* **WORK TO COMPLETE**
Leave the pictures out and quote every line from the start of the listing to the line with "21.0, 22.35, 23.6];", inclusive.

BEGIN GIVEN MATERIAL

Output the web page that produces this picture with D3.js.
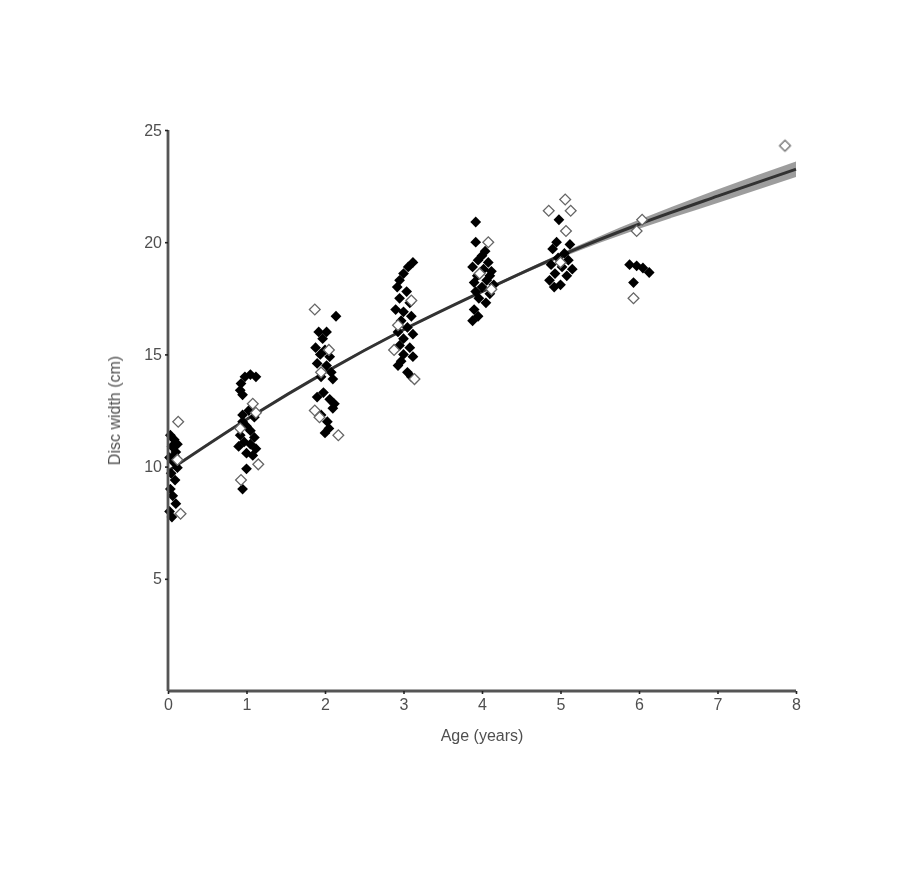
<!DOCTYPE html>
<html><head><meta charset="utf-8">
<script src="https://cdn.jsdelivr.net/npm/d3@7"></script>
<style>body{margin:0;background:#fff}svg{display:block}</style>
</head><body>
<svg id="chart" width="900" height="869"></svg>
<script>
// ---- data ----
const xTicks = [0,1,2,3,4,5,6,7,8];
const yTicks = [5,10,15,20,25];
const xLabel = "Age (years)";
const yLabel = "Disc width (cm)";

// fitted growth curve with confidence band [age, fit, lower, upper]
const fitAge   = [0, 1, 2, 3, 4, 5, 6, 7, 8];
const fitValue = [9.8, 12.1, 14.2, 16.1, 17.8, 19.4, 20.8, 22.05, 23.25];
const fitLower = [9.75, 12.05, 14.15, 16.05, 17.75, 19.3, 20.6, 21.75, 22.9];
const fitUpper = [9.85, 12.15, 14.25, 16.15, 17.85, 19.5, 21.0, 22.35, 23.6];

// filled diamonds [age, disc width]
const filledAge = [
 0.03,0.08,0.05,0.1,0.02,0.07,0.12,0.04,0.09,0.03,0.06,0.1,0.02,0.05,0.08,0.12,
 1.05,0.98,0.93,0.92,0.95,1.12,0.95,1.0,1.05,0.92,1.1,0.97,1.05,0.9,1.12,1.0,1.08,0.95,1.1,1.03,1.0,0.95,
 2.14,1.92,2.02,1.97,1.88,2.0,1.94,2.06,1.9,2.02,2.08,1.95,2.1,1.98,1.9,2.06,2.12,1.95,2.03,2.05,2.0,2.1,
 3.12,3.06,3.0,2.95,2.92,3.04,2.95,3.08,2.9,3.0,3.1,2.97,3.05,2.93,3.12,3.0,2.95,3.08,3.0,3.12,2.97,3.05,3.1,2.93,
 3.92,3.92,4.0,3.95,4.08,3.88,4.02,4.12,3.94,4.06,3.9,4.15,4.0,3.92,4.1,3.96,4.05,3.9,3.95,3.88,4.1,4.04,
 4.98,4.95,5.12,4.9,5.05,4.97,5.1,4.88,5.02,5.15,4.93,5.08,4.92,5.0,4.86,
 5.88,5.97,6.05,6.13,5.93
];
const filledWidth = [
 11.4,11.2,10.9,10.65,10.4,10.2,9.95,9.7,9.4,9.0,8.7,8.35,8.0,7.75,10.5,11.0,
 14.1,14.0,13.7,13.4,13.2,14.0,12.0,11.8,11.6,11.4,11.3,11.1,11.0,10.9,10.8,10.6,10.5,12.3,12.2,12.5,9.9,9.0,
 16.7,16.0,16.0,15.7,15.3,15.2,15.0,14.9,14.6,14.5,14.2,14.0,13.9,13.3,13.1,13.0,12.8,12.3,12.0,11.7,11.5,12.6,
 19.1,18.9,18.6,18.3,18.0,17.8,17.5,17.3,17.0,16.9,16.7,16.5,16.2,16.0,15.9,15.7,15.4,15.3,15.0,14.9,14.7,14.2,14.0,14.5,
 20.9,20.0,19.4,19.2,19.1,18.9,18.8,18.7,18.5,18.3,18.2,18.1,18.0,17.8,17.7,17.5,17.3,17.0,16.7,16.5,18.5,19.6,
 21.0,20.0,19.9,19.7,19.5,19.3,19.2,19.0,18.9,18.8,18.6,18.5,18.0,18.1,18.3,
 19.0,18.95,18.85,18.65,18.2
];

// open diamonds [age, disc width]
const openAge = [0.13,0.16,0.12, 0.93,1.15,1.08,0.92,1.12, 1.87,1.87,2.17,1.93,2.05,1.95,
                 2.88,3.14,3.1,2.93, 4.08,3.97,4.12, 5.06,4.85,5.13,5.07,5.0, 6.04,5.97,5.93, 7.86];
const openWidth = [12.0,7.9,10.3, 9.4,10.1,12.8,11.7,12.4, 17.0,12.5,11.4,12.2,15.2,14.2,
                   15.2,13.9,17.4,16.3, 20.0,18.6,17.9, 21.9,21.4,21.4,20.5,19.1, 21.0,20.5,17.5, 24.3];

// ---- drawing ----
const svg = d3.select("#chart");
const defs = svg.append("defs");
defs.append("filter").attr("id", "soft").append("feGaussianBlur").attr("stdDeviation", 0.55);

const x = d3.scaleLinear().domain([0, 8]).range([168, 796]);
const y = d3.scaleLinear().domain([0, 25]).range([691, 130]);
const axisColor = "#555";
const font = "'Liberation Sans', Arial, sans-serif";

const g = svg.append("g").attr("filter", "url(#soft)");

// confidence band
const band = fitAge.map((a, i) => ({a, lo: fitLower[i], hi: fitUpper[i], v: fitValue[i]}));
g.append("path").datum(band)
  .attr("d", d3.area().x(d => x(d.a)).y0(d => y(d.lo)).y1(d => y(d.hi)).curve(d3.curveMonotoneX))
  .attr("fill", "#8c8c8c").attr("opacity", 0.85);
g.append("path").datum(band)
  .attr("d", d3.line().x(d => x(d.a)).y(d => y(d.v)).curve(d3.curveMonotoneX))
  .attr("fill", "none").attr("stroke", "#333").attr("stroke-width", 3);

const sym = d3.symbol().type(d3.symbolSquare).size(58);

// filled points
g.selectAll("path.filled").data(filledAge.map((a, i) => [a, filledWidth[i]]))
  .join("path").attr("class", "filled")
  .attr("d", sym)
  .attr("transform", d => `translate(${x(d[0])},${y(d[1])}) rotate(45)`)
  .attr("fill", "#000");

// open points
g.selectAll("path.open").data(openAge.map((a, i) => [a, openWidth[i]]))
  .join("path").attr("class", "open")
  .attr("d", sym)
  .attr("transform", d => `translate(${x(d[0])},${y(d[1])}) rotate(45)`)
  .attr("fill", "#fff").attr("stroke", "#666").attr("stroke-width", 1.3);

// axes
const axG = svg.append("g").attr("filter", "url(#soft)");
const xAxis = axG.append("g").attr("transform", `translate(0,${y(0)})`)
  .call(d3.axisBottom(x).tickValues(xTicks).tickFormat(d3.format("d")).tickSize(3).tickPadding(5));
const yAxis = axG.append("g").attr("transform", `translate(${x(0)},0)`)
  .call(d3.axisLeft(y).tickValues(yTicks).tickFormat(d3.format("d")).tickSize(3).tickPadding(3));
[xAxis, yAxis].forEach(ax => {
  ax.select(".domain").attr("stroke", axisColor).attr("stroke-width", 2.8);
  ax.selectAll(".tick line").attr("stroke", "#222").attr("stroke-width", 1.6);
  ax.selectAll(".tick text").attr("fill", "#505050")
    .style("font-family", font).style("font-size", "16px");
});
xAxis.select(".domain").attr("d", `M${x(0)},0H${x(8)}`);
yAxis.select(".domain").attr("d", `M0,${y(0)}V${y(25)}`);

axG.append("text").attr("x", 482).attr("y", 741).attr("text-anchor", "middle")
  .attr("fill", "#505050").style("font-family", font).style("font-size", "16px")
  .text(xLabel);
axG.append("text").attr("transform", `translate(120,${y(12.5)}) rotate(-90)`).attr("text-anchor", "middle")
  .attr("fill", "#505050").style("font-family", font).style("font-size", "16px")
  .text(yLabel);
</script>
</body></html>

END GIVEN MATERIAL

* **FINAL ANSWER**
Output the web page that produces this picture with D3.js.
<!DOCTYPE html>
<html><head><meta charset="utf-8">
<script src="https://cdn.jsdelivr.net/npm/d3@7"></script>
<style>body{margin:0;background:#fff}svg{display:block}</style>
</head><body>
<svg id="chart" width="900" height="869"></svg>
<script>
// ---- data ----
const xTicks = [0,1,2,3,4,5,6,7,8];
const yTicks = [5,10,15,20,25];
const xLabel = "Age (years)";
const yLabel = "Disc width (cm)";

// fitted growth curve with confidence band [age, fit, lower, upper]
const fitAge   = [0, 1, 2, 3, 4, 5, 6, 7, 8];
const fitValue = [9.8, 12.1, 14.2, 16.1, 17.8, 19.4, 20.8, 22.05, 23.25];
const fitLower = [9.75, 12.05, 14.15, 16.05, 17.75, 19.3, 20.6, 21.75, 22.9];
const fitUpper = [9.85, 12.15, 14.25, 16.15, 17.85, 19.5, 21.0, 22.35, 23.6];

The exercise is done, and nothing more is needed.